図3 (a)低雑音アンプを搭載した雑音プローブおよび(b)プローブステーションへの設置状態。(c)プローブ先端には、MOSFETの4端子に対応する4つの針がある。(d)独自開発したICを実装した二重シールドされたプローブ内部。プローブ本体の長さは約4cm。(e)プローブへ搭載した低雑音アンプICの写真。大きさは1.1mm×0.8mm

図4 図3のうち、今回の発表内容に関する写真の抜粋

IC搭載型雑音プローブを用いてDUT雑音を測定したところ、システムの測定限界雑音レベルは10-11A/√Hz以下で、約800MHzまでの高周波帯域でDUTの雑音計測が可能であり、10MHz付近での1/f雑音特性の傾きの変化が明瞭に示されていることが確認されたという。

図5 IC化したLNAを搭載した雑音プローブによる雑音強度の計測結果。一番下の灰色はシステムの測定限界レベル。約800MHzまでのMOSFET雑音計測が可能である

ちなみに同ICは0.13μm BiCMOSプロセスを採用しており、低雑音アンプの構成に適したバイポーラトランジスタとCMOS(Si MOSFET)トランジスタの両方をIC上に作り込むことができることから、研究グループではこの搭載ICとは別に、IC内にDUTを配置したチップを作製し、LNAとDUTの距離を200μm程度まで近づけ、評価ボードへ実装して試験を行ったところ、100kHz~3GHzまでの広帯域の雑音特性の計測に成功したという。

図6 (左)ICの顕微鏡写真。面積は1.4mm2。(右)ICを搭載した評価ボード。
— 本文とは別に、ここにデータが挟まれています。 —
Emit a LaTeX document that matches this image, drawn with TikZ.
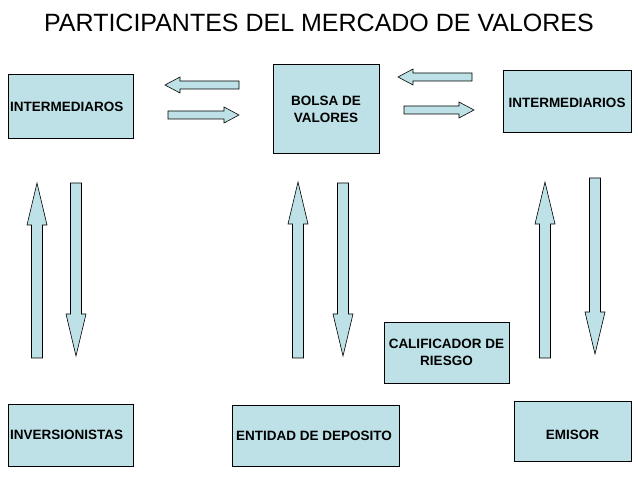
\documentclass[tikz,border=0pt]{standalone}
\usepackage{fontspec}
\setmainfont{Liberation Sans}
\definecolor{bx}{HTML}{BDE1E6}
\tikzset{box/.style={draw=black,fill=bx,line width=0.6pt,inner sep=1pt},
lbl/.style={font=\bfseries\fontsize{13.5}{17}\selectfont,inner sep=1pt,align=center},
arr/.style={draw=black,fill=bx,line width=0.6pt}}
\newcommand\blk[7]{\begin{scope}[shift={(#1,#2)},rotate=#3]
\draw[arr] (0,-#5)--(#4-#7,-#5)--(#4-#7,-#6)--(#4,0)--(#4-#7,#6)--(#4-#7,#5)--(0,#5)--cycle;\end{scope}}
\begin{document}
\begin{tikzpicture}[x=1pt,y=1pt]
\useasboundingbox (0,0) rectangle (638,479);
\node[font=\fontsize{25}{28}\selectfont] (t) at (319,456) {PARTICIPANTES DEL MERCADO DE VALORES};
\node[box,minimum width=125,minimum height=64] (a) at (70.5,373) {};
\node[lbl,anchor=west] (al) at (9,372) {INTERMEDIAROS};
\node[box,minimum width=106,minimum height=89] (b) at (326,370.5) {};
\node[lbl] (bl) at (326,370) {BOLSA DE\\VALORES};
\node[box,minimum width=128,minimum height=62] (c) at (567,378) {};
\node[lbl] (cl) at (567,376) {INTERMEDIARIOS};
\node[box,minimum width=125,minimum height=61] (d) at (446.5,126.5) {};
\node[lbl] (dl) at (446.5,126.5) {CALIFICADOR DE\\RIESGO};
\node[box,minimum width=125,minimum height=62] (e) at (70.5,44) {};
\node[lbl,anchor=west] (el) at (9,44) {INVERSIONISTAS};
\node[box,minimum width=167,minimum height=61] (f) at (315.5,43.5) {};
\node[lbl,anchor=west] (fl) at (235,43.5) {ENTIDAD DE DEPOSITO};
\node[box,minimum width=117,minimum height=60] (g) at (572.5,48) {};
\node[lbl] (gl) at (572.5,44) {EMISOR};
% horizontal arrows
\blk{239}{394}{180}{74}{4}{8}{15}
\blk{168}{364}{0}{71}{4}{8}{15}
\blk{472}{402}{180}{74}{4}{8}{15}
\blk{404}{369}{0}{70}{4}{8}{15}
% vertical arrows
\blk{37}{121}{90}{175}{5.5}{10}{42}
\blk{76}{296}{-90}{173}{5.5}{10}{42}
\blk{298}{121}{90}{176}{5.5}{10}{42}
\blk{343}{296}{-90}{173}{5.5}{10}{42}
\blk{545}{121}{90}{176}{5.5}{10}{42}
\blk{595}{301}{-90}{176}{5.5}{10}{42}
\end{tikzpicture}
\end{document}
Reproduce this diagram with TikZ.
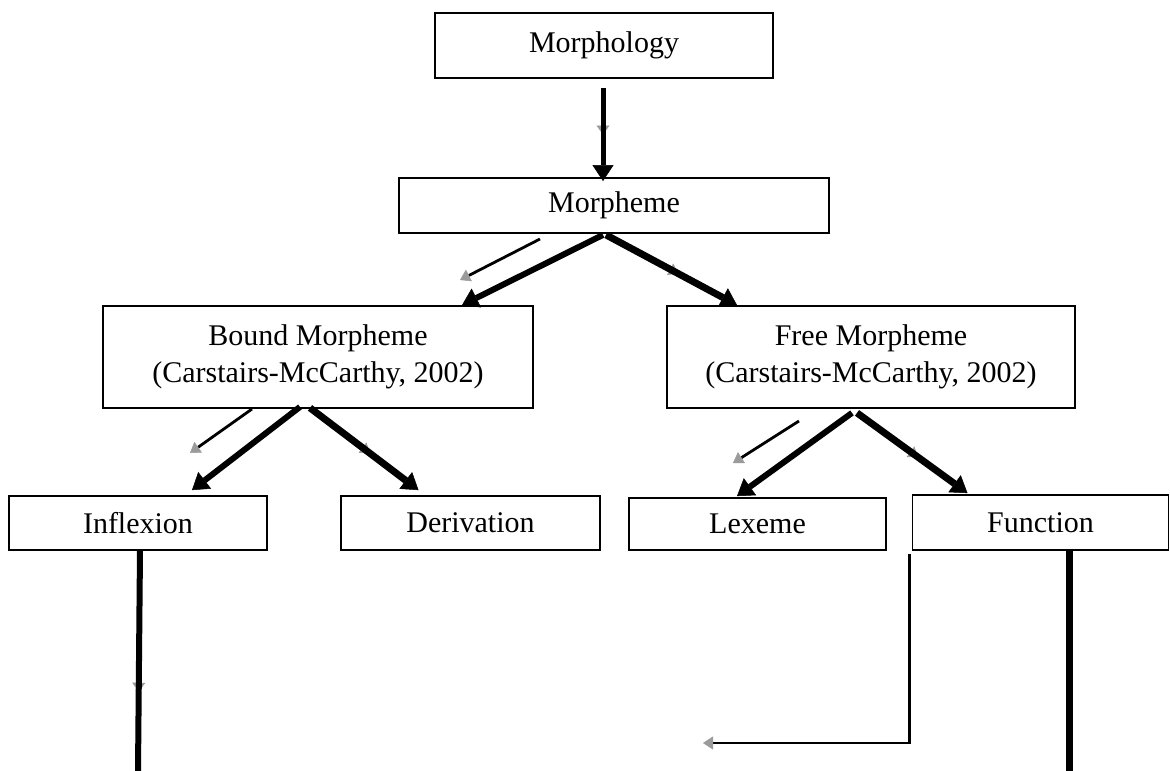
\documentclass[tikz,border=0pt]{standalone}
\usepackage{fontspec}
\setmainfont{Liberation Serif}
\usetikzlibrary{arrows.meta,decorations.markings,calc}
\definecolor{tipgray}{RGB}{155,155,155}
\begin{document}
\begin{tikzpicture}[x=1pt,y=-1pt,
  box/.style={draw=black, line width=1.8pt, fill=white, inner sep=0pt,
    font=\fontsize{30}{37}\selectfont, align=center},
  mainarr/.style={line width=#1, -{Triangle[width=21pt,length=16pt,line width=0.5pt]}},
  midgray/.style={preaction={decorate, decoration={markings,
    mark=at position #1 with {\arrow{Triangle[width=13pt,length=9pt,line width=0.5pt,color=tipgray]}}}}},
  thinarr/.style={line width=2.8pt, -{Triangle[width=13pt,length=10pt,line width=0.5pt,color=tipgray]}},
]
\useasboundingbox (0,0) rectangle (1170,771);

% boxes
\node[box, minimum width=338pt, minimum height=65pt] (mph) at (604,45.5) {Morphology};
\node[box, minimum width=430pt, minimum height=55pt] (mpm) at (614,205.5) {Morpheme};
\node[box, minimum width=430pt, minimum height=102pt] (bnd) at (318,357) {Bound Morpheme\\(Carstairs-McCarthy, 2002)};
\node[box, minimum width=408pt, minimum height=102pt] (fre) at (871,357) {Free Morpheme\\(Carstairs-McCarthy, 2002)};
\node[box, minimum width=258pt, minimum height=54pt] (inf) at (138,523) {Inflexion};
\node[box, minimum width=259pt, minimum height=54pt] (der) at (470.5,523) {Derivation};
\node[box, minimum width=257pt, minimum height=52pt] (lex) at (757.5,524) {Lexeme};
\node[box, minimum width=256pt, minimum height=55pt] (fun) at (1040.5,522.5) {Function};

% free ends
\coordinate (t1s) at (540,239);
\coordinate (t1e) at (460,280);
\coordinate (t2s) at (252,409);
\coordinate (t2e) at (190,453);
\coordinate (t3s) at (799,421);
\coordinate (t3e) at (733,463);
\coordinate (ib) at (138,771);
\coordinate (fe) at (703,743);
\coordinate (fb) at (1069,771);

% Morphology -> Morpheme
\draw[mainarr=5pt, midgray=.5] ([xshift=-1pt,yshift=-9pt]mph.south) -- ([xshift=-11pt,yshift=-4pt]mpm.north);

% Morpheme -> Bound / Free
\draw[thinarr] (t1s) -- (t1e);
\draw[mainarr=6pt] ([xshift=-11pt,yshift=-1pt]mpm.south) -- ([xshift=144pt]bnd.north);
\draw[mainarr=7pt, midgray=.55] ([xshift=-8pt,yshift=-1pt]mpm.south) -- ([xshift=-134pt]fre.north);

% Bound -> Inflexion / Derivation
\draw[thinarr] (t2s) -- (t2e);
\draw[mainarr=6pt] ([xshift=-18pt,yshift=2pt]bnd.south) -- ([xshift=54pt,yshift=5pt]inf.north);
\draw[mainarr=7pt, midgray=.55] ([xshift=-8pt,yshift=1pt]bnd.south) -- ([xshift=-52pt,yshift=5pt]der.north);

% Free -> Lexeme / Function
\draw[thinarr] (t3s) -- (t3e);
\draw[mainarr=6pt] ([xshift=-19pt,yshift=-4pt]fre.south) -- ([xshift=-20.5pt,yshift=1pt]lex.north);
\draw[mainarr=7pt, midgray=.55] ([xshift=-14pt,yshift=-4pt]fre.south) -- ([xshift=-73pt,yshift=1pt]fun.north);

% lower lines
\draw[line width=6pt, midgray=.64] ([xshift=2pt]inf.south) -- (ib);
\draw[thinarr] ([xshift=-2pt,yshift=-3pt]fun.south west) |- (fe);
\draw[line width=7pt] ([yshift=2pt]fb |- fun.south) -- (fb);
\end{tikzpicture}
\end{document}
ICは帯域を確保するためにワイヤボンディングではなくフリップチッププロセスによって評価ボードと接続した

図7 ICにDUTを内蔵することにより、3GHzまでの広帯域でのMOSFET雑音評価を可能にした

研究グループでは、今回の成果を活用することで、新しい材料、プロセスおよび構造の導入に伴うデバイスの雑音を高周波まで容易に評価することができるようになり、迅速なスクリーニングやモデリングが可能になるとするほか、同技術は、電子デバイス内での高速現象を外部から計測できるため、MOSFET雑音以外にも、メモリデバイス評価や信頼性研究への応用が期待されるとコメントしている。